To loose or not to loose information
Posted by Urs Schreiber
Over here and here a link to a transcript of Stephen Hawking’s talk on the apparent black hole information loss problem can be found.
The key argument in, well, a nutshell, is that the Euclidean path integral for gravity over topologically trivial manifolds gives an invertible mapping from initial to final configuration, while that over topologically non-trivial manifolds does not.
Hawking concludes from that that the total path integral will be unitary.
I am looking forward for seeing this detailed in a paper, because I am not sure what to make of it. Something unitary plus something non-unitary certainly does not give us something unitary, so this cannot be what is meant. I would understand the final claim if we had restricted ourselfs to the path integral over trivial topologies, but is this what is meant?
[Almost immediate update: Ah, now I get it, the idea is that the contribution from the nontrivial topologies completely factors to a constant and can be devided out. ]
In the talk, the AdS/CFT correspondence is mentioned frequently. Right at the beginning it seems like Hawking is crediting AdS/CFT and hence Maldacena for giving the solution to the information paradox and that his talk is merely supposed to elucidate how this happens in detail on the gravity side of the duality.

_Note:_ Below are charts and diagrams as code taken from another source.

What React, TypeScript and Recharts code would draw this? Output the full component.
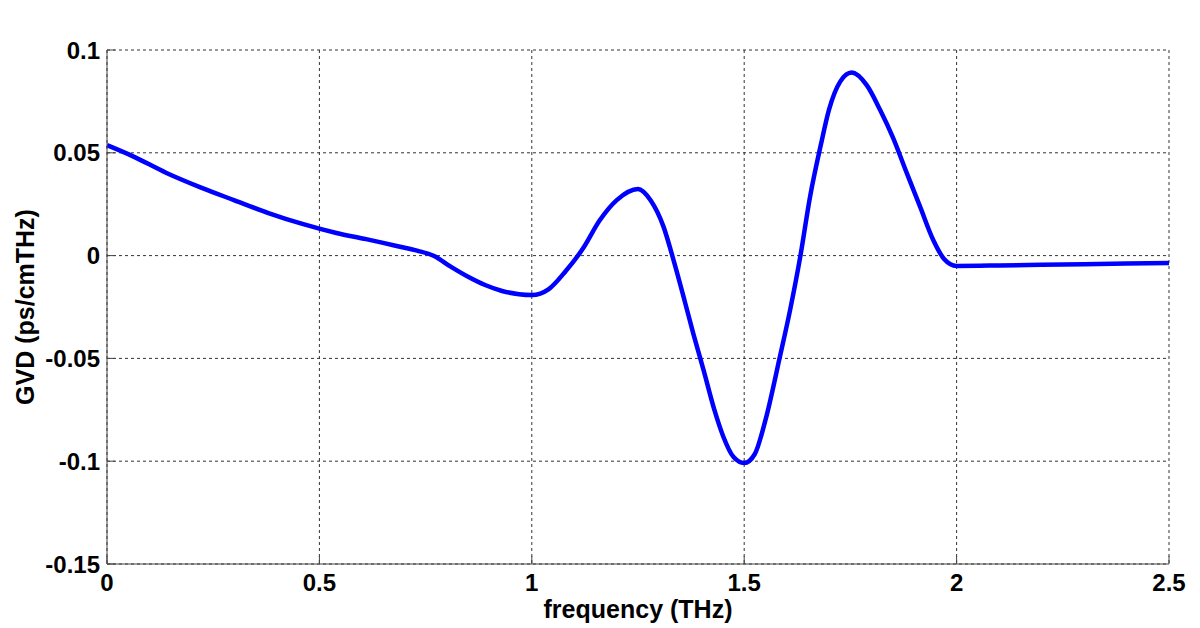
import { LineChart, Line, XAxis, YAxis, CartesianGrid, Label } from "recharts";

// GVD of the double-ring fiber vs frequency
const freqTHz = [
  0, 0.06, 0.14, 0.22, 0.3, 0.38, 0.46, 0.54, 0.61, 0.65, 0.69, 0.73, 0.77,
  0.81, 0.85, 0.89, 0.93, 0.97, 1.0, 1.04, 1.08, 1.12, 1.16, 1.2, 1.25, 1.28,
  1.31, 1.335, 1.36, 1.38, 1.405, 1.43, 1.45, 1.475, 1.5, 1.525, 1.55, 1.584,
  1.608, 1.632, 1.655, 1.68, 1.7, 1.726, 1.753, 1.788, 1.82, 1.85, 1.883,
  1.914, 1.945, 1.97, 2.0, 2.1, 2.2, 2.3, 2.4, 2.5,
];
const gvd = [
  0.0537, 0.0484, 0.0402, 0.0332, 0.0269, 0.0207, 0.0154, 0.011, 0.008,
  0.0062, 0.0043, 0.0024, -0.0002, -0.0055, -0.0103, -0.0143, -0.0172,
  -0.0188, -0.0192, -0.0163, -0.0075, 0.0033, 0.0172, 0.027, 0.0324, 0.0268,
  0.0141, -0.0032, -0.0222, -0.0378, -0.0562, -0.0752, -0.0876, -0.098,
  -0.1009, -0.0965, -0.08, -0.0492, -0.0265, -0.0005, 0.0286, 0.0535, 0.0712,
  0.0846, 0.089, 0.083, 0.0708, 0.0575, 0.04, 0.0238, 0.0076, -0.0015,
  -0.005, -0.0048, -0.0045, -0.0042, -0.0039, -0.0036,
];
const xTicks = [0, 0.5, 1, 1.5, 2, 2.5];
const yTicks = [-0.15, -0.1, -0.05, 0, 0.05, 0.1];

const data = freqTHz.map((f, i) => ({ f, gvd: gvd[i] }));

const font = "'Liberation Sans', Arial, sans-serif";
const tickStyle = { fontFamily: font, fontWeight: 700, fontSize: 24, fill: "#000" };
const frame = "#444";

const YTitle = ({ viewBox }: any) => {
  const cx = viewBox.x + 25;
  const cy = viewBox.y + viewBox.height / 2;
  return (
    <text
      x={cx}
      y={cy}
      transform={`rotate(-90 ${cx} ${cy})`}
      textAnchor="middle"
      dominantBaseline="central"
      style={{ fontFamily: font, fontWeight: 700, fontSize: 25, fill: "#000" }}
    >
      GVD (ps/cmTHz)
    </text>
  );
};

export default function App() {
  return (
    <div style={{ position: "absolute", left: 0, top: 0, width: 1200, height: 628, background: "#fff" }}>
      <LineChart
        width={1200}
        height={628}
        data={data}
        margin={{ top: 50, right: 31, bottom: 0, left: 0 }}
      >
        <CartesianGrid stroke="#333" strokeDasharray="3 3" />
        <XAxis
          dataKey="f"
          type="number"
          domain={[0, 2.5]}
          ticks={xTicks}
          height={64}
          stroke={frame}
          tickSize={-8}
          tickMargin={18}
          tick={tickStyle}
          tickFormatter={(v) => String(v)}
        >
          <Label
            value="frequency (THz)"
            position="insideBottom"
            offset={10}
            style={{ fontFamily: font, fontWeight: 700, fontSize: 25, fill: "#000" }}
          />
        </XAxis>
        <XAxis
          xAxisId="top"
          orientation="top"
          dataKey="f"
          type="number"
          domain={[0, 2.5]}
          ticks={xTicks}
          height={0}
          stroke={frame}
          tickSize={-8}
          tick={false}
        >
          <Label
            value="double-ring fiber"
            position="top"
            offset={20}
            style={{ fontFamily: font, fontWeight: 700, fontSize: 23, fill: "#000" }}
          />
        </XAxis>
        <YAxis
          type="number"
          domain={[-0.15, 0.1]}
          ticks={yTicks}
          width={107}
          stroke={frame}
          tickSize={-8}
          tickMargin={15}
          tick={tickStyle}
          tickFormatter={(v) => String(v)}
        >
          <Label content={<YTitle />} />
        </YAxis>
        <YAxis
          yAxisId="right"
          orientation="right"
          type="number"
          domain={[-0.15, 0.1]}
          ticks={yTicks}
          width={0}
          stroke={frame}
          tickSize={-8}
          tick={false}
        />
        <Line
          type="monotone"
          dataKey="gvd"
          stroke="#0000ff"
          strokeWidth={4.5}
          dot={false}
          isAnimationActive={false}
        />
      </LineChart>
    </div>
  );
}
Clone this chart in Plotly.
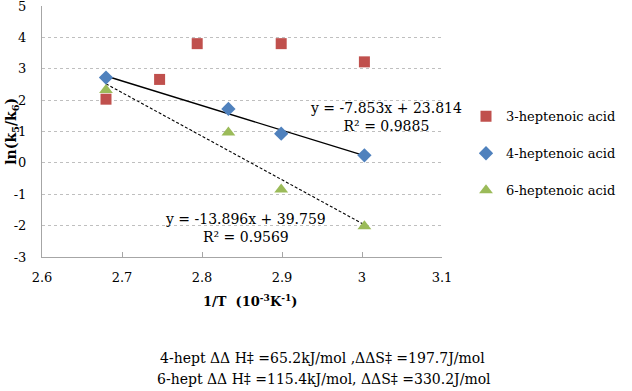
import numpy as np
import plotly.graph_objects as go

# Data
x3 = [2.680, 2.747, 2.794, 2.899, 3.003]
y3 = [2.03, 2.66, 3.80, 3.80, 3.22]
x4 = [2.680, 2.833, 2.899, 3.003]
y4 = [2.72, 1.72, 0.93, 0.24]
x6 = [2.680, 2.833, 2.899, 3.003]
y6 = [2.32, 0.97, -0.85, -2.02]

series_names = ["3-heptenoic acid", "4-heptenoic acid", "6-heptenoic acid"]
fit4 = (-7.853, 23.814, 0.9885)
fit6 = (-13.896, 39.759, 0.9569)

xtick_vals = [2.6, 2.7, 2.8, 2.9, 3.0, 3.1]
xtick_text = ["2.6", "2.7", "2.8", "2.9", "3", "3.1"]
ytick_vals = [-3, -2, -1, 0, 1, 2, 3, 4, 5]
ytick_text = ["-3", "-2", "-1", "0", "1", "2", "3", "4", "5"]

FONT = "DejaVu Serif"
RED, BLUE, GREEN = "#C0504D", "#4F81BD", "#9BBB59"

fig = go.Figure()

# trendlines
for xs, (m, b, r2), dash in [(x4, fit4, "solid"), (x6, fit6, "3px,2px")]:
    xl = np.array([min(xs), max(xs)])
    fig.add_trace(go.Scatter(x=xl, y=m * xl + b, mode="lines",
                             line=dict(color="black", width=1.4 if dash == "solid" else 1.1, dash=dash),
                             showlegend=False, hoverinfo="skip"))

fig.add_trace(go.Scatter(x=x3, y=y3, mode="markers", name=series_names[0], legendgroup="a",
                         marker=dict(symbol="square", size=11, color=RED)))
fig.add_trace(go.Scatter(x=x4, y=y4, mode="markers", name=series_names[1], legendgroup="b",
                         marker=dict(symbol="diamond", size=11, color=BLUE)))
fig.add_trace(go.Scatter(x=x6, y=y6, mode="markers", name=series_names[2], legendgroup="c",
                         marker=dict(symbol="triangle-up", size=12, color=GREEN)))

def eq(m, b, r2):
    return f"y = -{abs(m):.3f}x + {b:.3f}<br>R² = {r2:.4f}"

fig.add_annotation(x=3.030, y=1.45, xref="x", yref="y", text=eq(*fit4), showarrow=False,
                   xanchor="center", yanchor="middle",
                   font=dict(family=FONT, size=14, color="black"), align="center")
fig.add_annotation(x=2.854, y=-2.06, xref="x", yref="y", text=eq(*fit6), showarrow=False,
                   xanchor="center", yanchor="middle",
                   font=dict(family=FONT, size=14, color="black"), align="center")

fig.add_annotation(x=-0.077, y=0.50, xref="paper", yref="paper", textangle=-90,
                   xanchor="center", yanchor="middle",
                   text="<b>ln(k<sub>5</sub>/k<sub>6</sub>)</b>", showarrow=False,
                   font=dict(family=FONT, size=14, color="black"))
fig.add_annotation(x=0.52, y=-0.175, xref="paper", yref="paper",
                   xanchor="center", yanchor="middle",
                   text="<b>1/T  (10<sup>-3</sup>K<sup>-1</sup>)</b>", showarrow=False,
                   font=dict(family=FONT, size=13, color="black"))
fig.add_annotation(x=0.702, y=-0.402, xref="paper", yref="paper",
                   xanchor="center", yanchor="middle",
                   text="4-hept ΔΔ H‡ =65.2kJ/mol ,ΔΔS‡ =197.7J/mol", showarrow=False,
                   font=dict(family=FONT, size=14, color="black"))
fig.add_annotation(x=0.705, y=-0.486, xref="paper", yref="paper",
                   xanchor="center", yanchor="middle",
                   text="6-hept ΔΔ H‡ =115.4kJ/mol, ΔΔS‡ =330.2J/mol", showarrow=False,
                   font=dict(family=FONT, size=14, color="black"))

fig.update_layout(
    width=632, height=391,
    margin=dict(l=42, r=190, t=6, b=134, autoexpand=False),
    paper_bgcolor="white", plot_bgcolor="white",
    font=dict(family=FONT, size=13, color="black"),
    legend=dict(x=1.06, y=0.62, xanchor="left", yanchor="top",
                traceorder="grouped", tracegroupgap=17,
                font=dict(family=FONT, size=13), bgcolor="rgba(0,0,0,0)"),
    xaxis=dict(range=[2.6, 3.1], tickvals=xtick_vals, ticktext=xtick_text,
               showgrid=False, zeroline=False, showline=True, linecolor="#A6A6A6", linewidth=1,
               ticks="inside", ticklen=5, tickcolor="#A6A6A6", ticklabelstandoff=8,
               automargin=False),
    yaxis=dict(range=[-3, 5], tickvals=ytick_vals, ticktext=ytick_text,
               showgrid=True, gridcolor="#BFBFBF", griddash="dot", gridwidth=1,
               zeroline=False, showline=True, linecolor="#A6A6A6", linewidth=1, ticks="",
               ticklabelstandoff=12, ticklabeloverflow="allow", automargin=False),
)

fig.write_html("out.html", config={"displayModeBar": False},
               post_script="document.body.style.margin='0';")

What I find puzzling is that AdS/CFT makes the ‘gravitational’ path integral well defined by giving it a UV-completion, namely string theory. Hawking on the other hand argues purely from the Euclidea path integral for Einstein-Hilbert gravity as well as its canonical quantization. But as far as I know the Euclidean path integral is only gradually better behaved than the Lorentzian one, Wick rotation in a scenario where no background metric and much less timelike isometries are present is a mystery, really, and finally nobody knows how and even if that canonical Hamiltonian operator of pure gravity can be defined, which Stephen Hawking argues to generate the unitary time evolution.
Some work by Maldacena on 3-dimensional AdS gravity is mentioned which seems to support the main claim that information loss and non-unitarity is related to nontrivial topologies, but I don’t know about the details here.
The last but one part of the talk is concerned with a rough (looks hand-waving, indeed, but it is not clear to me which omissions are due to the nature of the talk or actually due to unsolved problems) argument how one could go about actually calculating a solution which shows the unitary formation and evaporation of something that would be a black hole for practical purposes.
The very last part of the talk is about merchandising in theoretical physics. :-)
Posted at July 22, 2004 11:21 AM UTC
Re: To loose or not to loose information
Ok, theres a few things that bother me technically, maybe someone can help me here.
One… Why is the Euclidean path integral being used in a semiclassical regime, and only to 2 orders it seems. Usually, its the late orders of perturbation series that reveal the semiclassical limit of the theory (take the anharmonic oscillator as an example)
Two.. I don’t follow the argument that the nontrivial topologies factor to a constant, or alternately that the nonunitarity goes away asymptotically. Why exactly? He mentions that there is no conserved quantities (which strikes me as more a problem with the way time is defined here, eg a mathematical problem, not necessarily a physical one)
I don’t have a problem with taking the values at the boundary, but I don’t get the relevance of ADS/CFT either in this situation.